Le kémalisme reste encore très vivace

Selon Talha, un ressortissant turc qui habite à cinq minutes de marche de Anitkabir, le mausolée de Atatürk est “comme un temple”. “Les gens considèrent le kémalisme comme une religion, une sorte d’idéologie”, explique-t-il, non sans préciser qu’il n’est pas kémaliste. Pour lui, si Atatürk est un héros national, pour les uns d’autres pensent le contraire et estiment que les choses doivent changer.

Bien qu’il reste encore très vivace, le kémalisme qui a consacré la laïcisation et l’occidentalisation de la Turquie, au lendemain de la dislocation de l’empire ottoman et l’abolition du Califat, ne fait pas l’unanimité. “La société turque, dit un des formateurs lors d’un atelier de journalisme de catastrophe,  est divisée entre une frange très portée vers les valeurs occidentales et une autre profondément ancrée dans ses traditions”, notamment islamiques. Au lendemain de la guerre d’indépendance turque de 1919 à 1922, Atatürk est élu président de la nouvelle Turquie, qui abolit l’année suivante plusieurs siècle de Califat.

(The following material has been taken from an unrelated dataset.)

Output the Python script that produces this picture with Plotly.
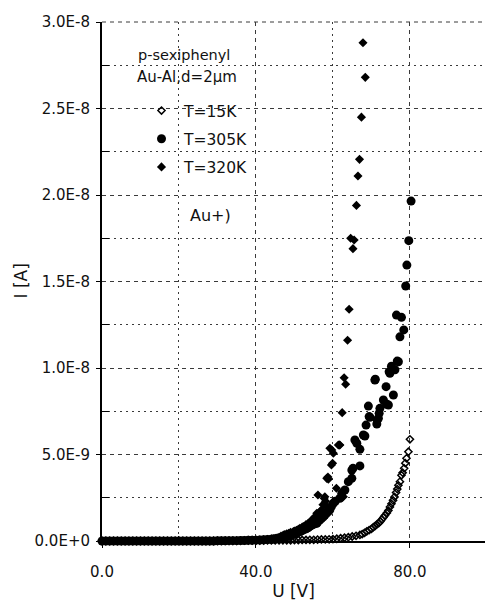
import plotly.graph_objects as go

# ---- data (current in units of 1e-9 A) ----
U_15K = [0, 1, 2, 3, 4, 5, 6, 7, 8, 9, 10, 11, 12, 13, 14, 15, 16, 17, 18, 19,
         20, 21, 22, 23, 24, 25, 26, 27, 28, 29, 30, 31, 32, 33, 34, 35, 36, 37, 38, 39,
         40, 41, 42, 43, 44, 45, 46, 47, 48, 49, 50, 51, 52, 53, 54, 55, 56, 57, 58, 59,
         60, 61, 62, 63, 64, 65, 66, 67, 67.6, 68.2, 68.8, 69.4, 70, 70.5, 71, 71.4,
         71.9, 72.3, 72.7, 73.1, 73.5, 74, 74.4, 74.8, 75.2, 75.6, 76, 76.4, 76.7, 77,
         77.4, 77.8, 78.1, 78.5, 78.8, 79.1, 79.6, 80.0]
I_15K = [0, 0, 0, 0, 0, 0, 0, 0, 0, 0, 0, 0, 0, 0, 0, 0, 0, 0, 0, 0,
         0, 0, 0, 0, 0, 0, 0, 0, 0, 0, 0.01, 0.01, 0.01, 0.01, 0.01, 0.01, 0.01, 0.02, 0.02, 0.02,
         0.02, 0.02, 0.02, 0.03, 0.03, 0.03, 0.03, 0.04, 0.04, 0.04, 0.05, 0.05, 0.06, 0.06, 0.07, 0.07, 0.08, 0.09, 0.09, 0.1,
         0.11, 0.13, 0.16, 0.19, 0.22, 0.26, 0.3, 0.35, 0.4, 0.47, 0.56, 0.63, 0.7, 0.8, 0.88, 0.96,
         1.03, 1.13, 1.24, 1.36, 1.48, 1.62, 1.76, 1.97, 2.15, 2.35, 2.55, 2.8, 3.0, 3.22,
         3.43, 3.8, 3.95, 4.2, 4.5, 4.78, 5.16, 5.88]

U_305K = [0, 1, 2, 3, 4, 5, 6, 7, 8, 9, 10, 11, 12, 13, 14, 15, 16, 17, 18, 19,
          20, 21, 22, 23, 24, 25, 26, 27, 28, 29, 30, 31, 32, 33, 34, 35, 36, 37, 38, 39,
          40, 41, 42, 43, 44, 44.5, 45, 45.5, 46, 46.5, 47, 47.5, 48, 48.5, 49, 49.5, 50, 50.6,
          51, 51.5, 52, 52.3, 53, 53.2, 53.6, 54, 54.4, 54.8, 55.3, 55.8, 56, 56.5, 57, 57.5,
          57.9, 58.3, 58.8, 59.2, 59.6, 60.1, 60.6, 61.8, 62.3, 63.1, 64.0, 64.9, 64.9, 65.2,
          67.0, 65.7, 67.0, 66.2, 67.9, 68.3, 68.6, 71.4, 71.5, 71.8, 69.4, 69.6, 72.0, 72.2,
          69.2, 73.9, 74.4, 73.1, 75.7, 73.8, 71.0, 70.9, 74.6, 74.8, 75.2, 76.1, 77.0, 76.7,
          77.4, 78.4, 77.8, 76.5, 78.9, 79.2, 79.7, 80.3]
I_305K = [0, 0, 0, 0, 0, 0, 0, 0, 0, 0, 0, 0, 0, 0, 0, 0, 0, 0, 0, 0,
          0, 0, 0, 0, 0, 0, 0, 0, 0, 0, 0.01, 0.01, 0.01, 0.02, 0.02, 0.02, 0.03, 0.03, 0.04, 0.04,
          0.05, 0.06, 0.07, 0.08, 0.1, 0.11, 0.12, 0.14, 0.16, 0.18, 0.2, 0.22, 0.25, 0.28, 0.32, 0.36, 0.4, 0.45,
          0.5, 0.55, 0.6, 0.65, 0.7, 0.73, 0.78, 0.85, 0.9, 0.95, 1.0, 1.02, 1.1, 1.2, 1.3, 1.4,
          1.5, 1.6, 1.7, 1.8, 2.0, 2.18, 2.3, 2.47, 2.76, 2.95, 3.43, 3.62, 4.1, 4.2,
          4.34, 5.84, 5.3, 5.65, 6.13, 6.07, 6.7, 6.76, 7.0, 7.09, 7.19, 7.15, 7.38, 7.67,
          7.8, 7.92, 7.86, 8.15, 8.44, 8.92, 9.35, 9.3, 9.79, 9.69, 10.1, 9.9, 10.36, 10.4,
          11.8, 12.2, 12.93, 13.06, 14.74, 15.95, 17.36, 19.65]

U_320K = [0, 1, 2, 3, 4, 5, 6, 7, 8, 9, 10, 11, 12, 13, 14, 15, 16, 17, 18, 19,
          20, 21, 22, 23, 24, 25, 26, 27, 28, 29, 30, 31, 32, 33, 34, 35, 36, 37, 38, 39,
          40, 41, 42, 43, 44, 44.5, 45, 45.5, 46, 46.5, 47.1, 47.5, 48, 48.5, 49, 49.7, 50, 50.5,
          51, 51.4, 52, 52.3, 53, 53.6, 54, 54.5, 55, 55.3, 55.8, 56.1, 56.6, 57.1, 57.4, 57.7,
          57.9, 58.1, 58.4, 58.4, 58.7, 58.8, 59.6, 59.9, 59.2, 60.1, 59.7, 61.4, 61.7, 61.8,
          60.9, 62.7, 62.4, 62.9, 63.3, 63.8, 64.2, 65.2, 64.6, 65.5, 66.1, 66.5, 66.9,
          67.4, 68.4, 67.8]
I_320K = [0, 0, 0, 0, 0, 0, 0, 0, 0, 0, 0, 0, 0, 0, 0, 0, 0, 0, 0, 0,
          0, 0, 0, 0, 0, 0, 0, 0, 0, 0.01, 0.01, 0.01, 0.02, 0.02, 0.02, 0.03, 0.03, 0.04, 0.05, 0.05,
          0.06, 0.07, 0.09, 0.1, 0.12, 0.13, 0.15, 0.18, 0.22, 0.28, 0.35, 0.38, 0.42, 0.45, 0.5, 0.54, 0.58, 0.62,
          0.68, 0.73, 0.8, 0.83, 0.95, 1.02, 1.1, 1.21, 1.3, 1.4, 1.6, 2.66, 1.7, 1.8, 2.1, 2.47,
          2.56, 2.3, 1.98, 3.62, 3.7, 3.57, 4.39, 4.49, 5.36, 5.07, 5.26, 5.55, 5.55, 5.55,
          3.05, 2.56, 7.42, 9.44, 9.06, 11.6, 13.4, 16.9, 17.5, 17.4, 19.4, 21.1, 22.06,
          24.5, 26.8, 28.8]

Y_TICKS = [0, 5, 10, 15, 20, 25, 30]
Y_MINOR = [2.5, 7.5, 12.5, 17.5, 22.5, 27.5]
Y_TICK_TEXT = ["0.0E+0", "5.0E-9", "1.0E-8", "1.5E-8", "2.0E-8", "2.5E-8", "3.0E-8"]
X_TICKS = [0, 40, 80]
X_MINOR = [20, 60]
X_TICK_TEXT = ["0.0", "40.0", "80.0"]

NANO = 1e-9
FONT = "DejaVu Sans"
GRID = "#3a3a3a"

fig = go.Figure()
fig.add_trace(go.Scatter(
    x=U_15K, y=[v * NANO for v in I_15K], mode="markers", name="T=15K",
    legendgroup="a", cliponaxis=False,
    marker=dict(symbol="diamond-open", size=5.5, color="black", line=dict(width=1.5, color="black"))))
fig.add_trace(go.Scatter(
    x=U_305K, y=[v * NANO for v in I_305K], mode="markers", name="T=305K",
    legendgroup="b", cliponaxis=False,
    marker=dict(symbol="circle", size=9, color="black")))
fig.add_trace(go.Scatter(
    x=U_320K, y=[v * NANO for v in I_320K], mode="markers", name="T=320K",
    legendgroup="c", cliponaxis=False,
    marker=dict(symbol="diamond", size=7, color="black")))

fig.update_layout(
    width=485, height=605,
    margin=dict(l=102, r=0, t=22, b=64),
    paper_bgcolor="white", plot_bgcolor="white",
    font=dict(family=FONT, size=15, color="#111"),
    showlegend=True,
    legend=dict(x=(139 - 102) / 383, y=(541 - 94) / 519, xanchor="left", yanchor="top",
                bgcolor="rgba(0,0,0,0)", font=dict(size=15.5, color="#111"),
                tracegroupgap=5, itemwidth=35),
    annotations=[
        dict(text="p-sexiphenyl", x=(184 - 102) / 383, y=(541 - 55) / 519, xref="paper", yref="paper",
             xanchor="center", yanchor="middle", showarrow=False, font=dict(size=14.5)),
        dict(text="Au-Al,d=2μm", x=(187 - 102) / 383, y=(541 - 77) / 519, xref="paper", yref="paper",
             xanchor="center", yanchor="middle", showarrow=False, font=dict(size=15)),
        dict(text="Au+)", x=(210 - 102) / 383, y=(541 - 216) / 519, xref="paper", yref="paper",
             xanchor="center", yanchor="middle", showarrow=False, font=dict(size=16)),
        dict(text="I [A]", x=(20 - 102) / 383, y=0.5, xref="paper", yref="paper",
             xanchor="center", yanchor="middle", textangle=-90, showarrow=False, font=dict(size=17)),
    ],
    shapes=[
        dict(type="line", xref="paper", yref="paper", x0=0, x1=1, y0=1, y1=1,
             line=dict(color=GRID, width=1, dash="4px,4px"), layer="below"),
    ],
)

fig.update_xaxes(
    range=[0, 99.5], tickvals=X_TICKS, ticktext=X_TICK_TEXT,
    showline=True, linecolor="black", linewidth=1.5,
    ticks="outside", ticklen=5, tickcolor="black", ticklabelstandoff=11,
    showgrid=True, gridcolor=GRID, griddash="4px,4px", gridwidth=1,
    zeroline=False,
    minor=dict(tickvals=X_MINOR, ticks="inside", ticklen=5, tickcolor="black",
               showgrid=True, gridcolor=GRID, griddash="2px,4px", gridwidth=1),
    title=dict(text="U [V]", font=dict(size=17), standoff=3),
)
fig.update_yaxes(
    range=[0, 30e-9], tickvals=[v * NANO for v in Y_TICKS], ticktext=Y_TICK_TEXT,
    showline=True, linecolor="black", linewidth=2,
    ticks="outside", ticklen=4, tickcolor="black", ticklabelstandoff=3,
    showgrid=True, gridcolor=GRID, griddash="4px,4px", gridwidth=1,
    zeroline=False,
    minor=dict(tickvals=[v * NANO for v in Y_MINOR], ticks="inside",
               ticklen=7, tickcolor="black",
               showgrid=True, gridcolor=GRID, griddash="2px,4px", gridwidth=1),
)

fig.write_html("out.html")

Les six grands principes du parti unique, le Parti républicain du peuple (CHP encore actif), créé en 1923 par Atatürk et issus de la révision constitutionnelle de 1937 devinrent par la suite, l’idéologie officielle de la République turque. Il s’agit du républicanisme, du nationalisme, du populisme, de l’étatisme, du laïcisme et du progressisme.

Aujourd’hui, la Turquie est dirigée par le Parti de la justice et du développement, l’AKP, un parti qualifié d’islamo-conservateur, dont le leader Recep Tayyip Erdogan fait régulièrement référence à l’islam, même s’il affiche son attachement à la laïcité et à la démocratie. Arrivé au pouvoir depuis 2014, Erdogan a inauguré un nouveau palais présidentiel doté d’une mosquée de 3.000 places ouverte au public.

Il a été réélu le 28 mai dernier pour un troisième mandat, à la tête d’une Turquie musulmane certes, mais d’une société profondément sécularisée où hijab et tenues occidentales parfois très osées se croisent dans la rue. L’empreinte du kémalisme reste encore visible comme une marque indélébile sur la société turque, alors que le pays fêtera le 29 octobre prochain le centenaire de sa république.